— Begin —

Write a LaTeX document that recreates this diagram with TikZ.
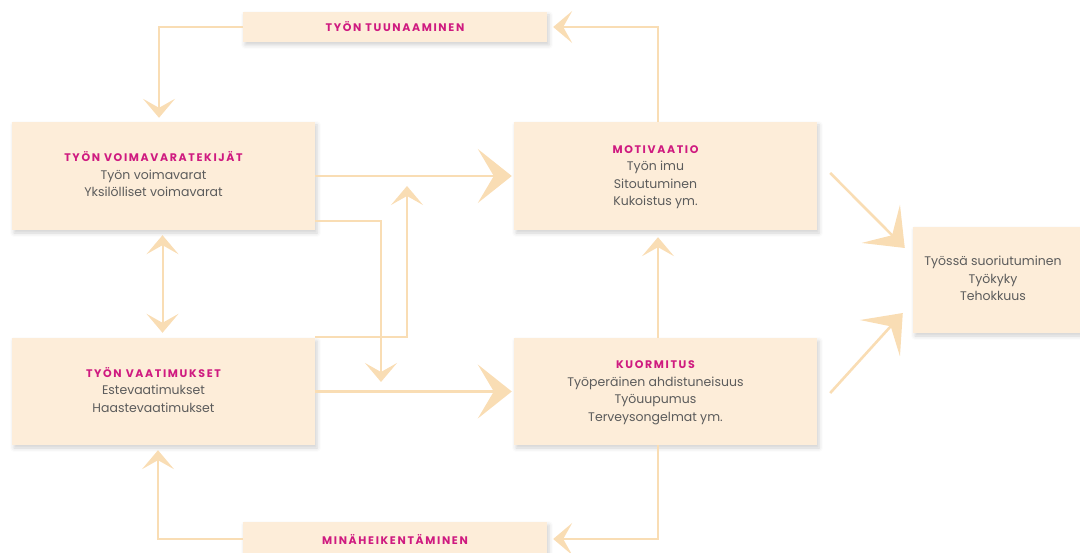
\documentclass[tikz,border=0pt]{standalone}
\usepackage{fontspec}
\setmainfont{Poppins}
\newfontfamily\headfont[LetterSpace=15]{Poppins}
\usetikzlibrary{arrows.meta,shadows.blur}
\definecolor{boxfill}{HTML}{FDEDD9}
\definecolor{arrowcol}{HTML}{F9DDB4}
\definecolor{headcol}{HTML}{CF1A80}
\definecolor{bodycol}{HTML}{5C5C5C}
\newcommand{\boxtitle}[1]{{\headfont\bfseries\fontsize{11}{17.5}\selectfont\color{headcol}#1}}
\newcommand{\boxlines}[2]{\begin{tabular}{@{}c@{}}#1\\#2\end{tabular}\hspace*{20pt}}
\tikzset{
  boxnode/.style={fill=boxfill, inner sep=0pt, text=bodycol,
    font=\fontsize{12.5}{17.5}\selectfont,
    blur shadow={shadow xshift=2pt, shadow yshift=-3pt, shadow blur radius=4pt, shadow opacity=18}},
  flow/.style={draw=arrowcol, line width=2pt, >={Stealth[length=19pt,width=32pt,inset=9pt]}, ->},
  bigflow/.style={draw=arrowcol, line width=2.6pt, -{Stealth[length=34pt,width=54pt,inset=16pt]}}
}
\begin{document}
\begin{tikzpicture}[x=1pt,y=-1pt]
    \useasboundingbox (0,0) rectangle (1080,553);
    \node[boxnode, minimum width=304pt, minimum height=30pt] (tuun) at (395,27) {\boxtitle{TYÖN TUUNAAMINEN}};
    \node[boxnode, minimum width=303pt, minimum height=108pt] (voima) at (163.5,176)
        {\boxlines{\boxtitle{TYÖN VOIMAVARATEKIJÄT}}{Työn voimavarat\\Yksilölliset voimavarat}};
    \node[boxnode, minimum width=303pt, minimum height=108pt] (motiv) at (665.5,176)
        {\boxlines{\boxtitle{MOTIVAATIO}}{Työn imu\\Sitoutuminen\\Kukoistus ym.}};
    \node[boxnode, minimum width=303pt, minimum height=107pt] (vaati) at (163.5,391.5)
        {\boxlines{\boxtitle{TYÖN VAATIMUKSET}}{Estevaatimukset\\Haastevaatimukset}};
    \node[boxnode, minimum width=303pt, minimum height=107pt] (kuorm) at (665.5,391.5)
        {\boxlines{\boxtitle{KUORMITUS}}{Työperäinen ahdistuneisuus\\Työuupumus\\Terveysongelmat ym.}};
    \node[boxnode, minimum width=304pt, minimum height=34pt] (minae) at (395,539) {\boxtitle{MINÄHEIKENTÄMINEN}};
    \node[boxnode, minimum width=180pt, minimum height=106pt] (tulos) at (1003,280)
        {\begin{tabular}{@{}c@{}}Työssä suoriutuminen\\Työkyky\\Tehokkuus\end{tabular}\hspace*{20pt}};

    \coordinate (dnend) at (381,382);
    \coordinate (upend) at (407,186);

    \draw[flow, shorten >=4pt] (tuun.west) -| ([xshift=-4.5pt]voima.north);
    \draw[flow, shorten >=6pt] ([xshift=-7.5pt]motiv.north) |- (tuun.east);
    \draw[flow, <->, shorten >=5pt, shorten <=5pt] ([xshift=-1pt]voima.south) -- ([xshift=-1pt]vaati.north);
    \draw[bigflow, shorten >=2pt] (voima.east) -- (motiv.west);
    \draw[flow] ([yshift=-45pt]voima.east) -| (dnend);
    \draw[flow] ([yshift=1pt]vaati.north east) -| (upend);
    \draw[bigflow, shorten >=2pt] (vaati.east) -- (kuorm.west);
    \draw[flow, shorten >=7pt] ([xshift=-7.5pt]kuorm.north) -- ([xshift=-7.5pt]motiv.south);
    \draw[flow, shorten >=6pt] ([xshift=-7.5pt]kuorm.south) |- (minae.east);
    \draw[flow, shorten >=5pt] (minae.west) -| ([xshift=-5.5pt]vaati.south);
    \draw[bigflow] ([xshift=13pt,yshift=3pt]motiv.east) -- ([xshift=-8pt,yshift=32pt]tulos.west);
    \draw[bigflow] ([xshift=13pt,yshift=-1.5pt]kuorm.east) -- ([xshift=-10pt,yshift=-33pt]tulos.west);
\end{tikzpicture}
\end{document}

— End —

■ **EXERCISE OBJECTIVE**: Every line of text is to be repeated exactly; pictures are left out.

■ **RESPONSE BELOW**:
Write a LaTeX document that recreates this diagram with TikZ.
\documentclass[tikz,border=0pt]{standalone}
\usepackage{fontspec}
\setmainfont{Poppins}
\newfontfamily\headfont[LetterSpace=15]{Poppins}
\usetikzlibrary{arrows.meta,shadows.blur}
\definecolor{boxfill}{HTML}{FDEDD9}
\definecolor{arrowcol}{HTML}{F9DDB4}
\definecolor{headcol}{HTML}{CF1A80}
\definecolor{bodycol}{HTML}{5C5C5C}
\newcommand{\boxtitle}[1]{{\headfont\bfseries\fontsize{11}{17.5}\selectfont\color{headcol}#1}}
\newcommand{\boxlines}[2]{\begin{tabular}{@{}c@{}}#1\\#2\end{tabular}\hspace*{20pt}}
\tikzset{
  boxnode/.style={fill=boxfill, inner sep=0pt, text=bodycol,
    font=\fontsize{12.5}{17.5}\selectfont,
    blur shadow={shadow xshift=2pt, shadow yshift=-3pt, shadow blur radius=4pt, shadow opacity=18}},
  flow/.style={draw=arrowcol, line width=2pt, >={Stealth[length=19pt,width=32pt,inset=9pt]}, ->},
  bigflow/.style={draw=arrowcol, line width=2.6pt, -{Stealth[length=34pt,width=54pt,inset=16pt]}}
}
\begin{document}
\begin{tikzpicture}[x=1pt,y=-1pt]
    \useasboundingbox (0,0) rectangle (1080,553);
    \node[boxnode, minimum width=304pt, minimum height=30pt] (tuun) at (395,27) {\boxtitle{TYÖN TUUNAAMINEN}};
    \node[boxnode, minimum width=303pt, minimum height=108pt] (voima) at (163.5,176)
        {\boxlines{\boxtitle{TYÖN VOIMAVARATEKIJÄT}}{Työn voimavarat\\Yksilölliset voimavarat}};
    \node[boxnode, minimum width=303pt, minimum height=108pt] (motiv) at (665.5,176)
        {\boxlines{\boxtitle{MOTIVAATIO}}{Työn imu\\Sitoutuminen\\Kukoistus ym.}};
    \node[boxnode, minimum width=303pt, minimum height=107pt] (vaati) at (163.5,391.5)
        {\boxlines{\boxtitle{TYÖN VAATIMUKSET}}{Estevaatimukset\\Haastevaatimukset}};
    \node[boxnode, minimum width=303pt, minimum height=107pt] (kuorm) at (665.5,391.5)
        {\boxlines{\boxtitle{KUORMITUS}}{Työperäinen ahdistuneisuus\\Työuupumus\\Terveysongelmat ym.}};
    \node[boxnode, minimum width=304pt, minimum height=34pt] (minae) at (395,539) {\boxtitle{MINÄHEIKENTÄMINEN}};
    \node[boxnode, minimum width=180pt, minimum height=106pt] (tulos) at (1003,280)
        {\begin{tabular}{@{}c@{}}Työssä suoriutuminen\\Työkyky\\Tehokkuus\end{tabular}\hspace*{20pt}};

    \coordinate (dnend) at (381,382);
    \coordinate (upend) at (407,186);

    \draw[flow, shorten >=4pt] (tuun.west) -| ([xshift=-4.5pt]voima.north);
    \draw[flow, shorten >=6pt] ([xshift=-7.5pt]motiv.north) |- (tuun.east);
    \draw[flow, <->, shorten >=5pt, shorten <=5pt] ([xshift=-1pt]voima.south) -- ([xshift=-1pt]vaati.north);
    \draw[bigflow, shorten >=2pt] (voima.east) -- (motiv.west);
    \draw[flow] ([yshift=-45pt]voima.east) -| (dnend);
    \draw[flow] ([yshift=1pt]vaati.north east) -| (upend);
    \draw[bigflow, shorten >=2pt] (vaati.east) -- (kuorm.west);
    \draw[flow, shorten >=7pt] ([xshift=-7.5pt]kuorm.north) -- ([xshift=-7.5pt]motiv.south);
    \draw[flow, shorten >=6pt] ([xshift=-7.5pt]kuorm.south) |- (minae.east);
    \draw[flow, shorten >=5pt] (minae.west) -| ([xshift=-5.5pt]vaati.south);
    \draw[bigflow] ([xshift=13pt,yshift=3pt]motiv.east) -- ([xshift=-8pt,yshift=32pt]tulos.west);
    \draw[bigflow] ([xshift=13pt,yshift=-1.5pt]kuorm.east) -- ([xshift=-10pt,yshift=-33pt]tulos.west);
\end{tikzpicture}
\end{document}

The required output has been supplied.